The weight of memory

It took me five years to speak up and two more years to finally write about it...

Memory works in mysterious ways—a labyrinth of shadows and light. One day, if asked about it, I probably won't remember it at all, as if it happened to someone else entirely. Another day, it hits like a tsunami, devastating everything in its path, leaving nothing untouched.

My skin shrinks within... making me want to bathe myself in acid. To cleanse what cannot be cleansed. To burn away fingerprints that have long since disappeared but somehow remain.

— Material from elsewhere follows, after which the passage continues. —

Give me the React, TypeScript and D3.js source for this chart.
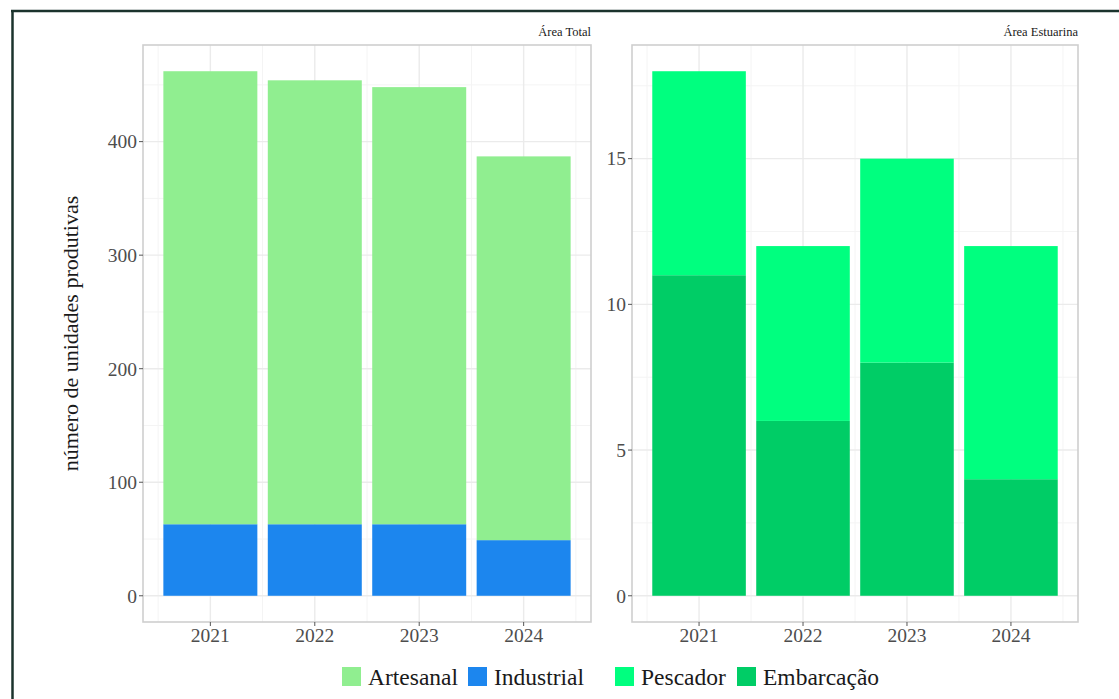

No one understood where the anger came from. To everyone around me, I was just an angry teenager... a disgrace, a disappointment. A problem to be managed. They left me with the very person I wished to disappear from, trapped in a nightmare they couldn't—or wouldn't—see. At the time, my mind couldn't comprehend—I was 15, so pure... how could he mean something wrong? It feels just wrong and disgusting, but he's so kind, and I've known him my whole life. The contradiction was unresolvable.

Life is cruel in that way. It places monsters in gentle disguises.

I remember locking myself in my bathroom only to emerge and find him sitting on the couch in my room, just hovering. Waiting. My dad wouldn't give me a house key and would leave me locked in with him the whole day. My prison, his playground.

I grew up, gathered every fragment of courage I possessed, and I told Dad. He apologized—empty words filling the space where action should have been—and asked if I wanted him to do something. I wished he did, with every fiber of my being. He called me after a week, told me he saw him and wanted to hit him but shook his hand instead.

At that moment, 2 years ago—at that exact moment—I knew for a fact that I was alone. I've always known, but it wasn't a fact, just an inner knowing. Now it was undeniable, written in my father's extended hand.

Now I'm crying in the car writing this because I suddenly remembered everything... I just want to be hugged and cry and be sure that I'm safe. For once, I don't want to have to look out for my own safety. For once, I want to lay down this burden of vigilance I've carried since childhood.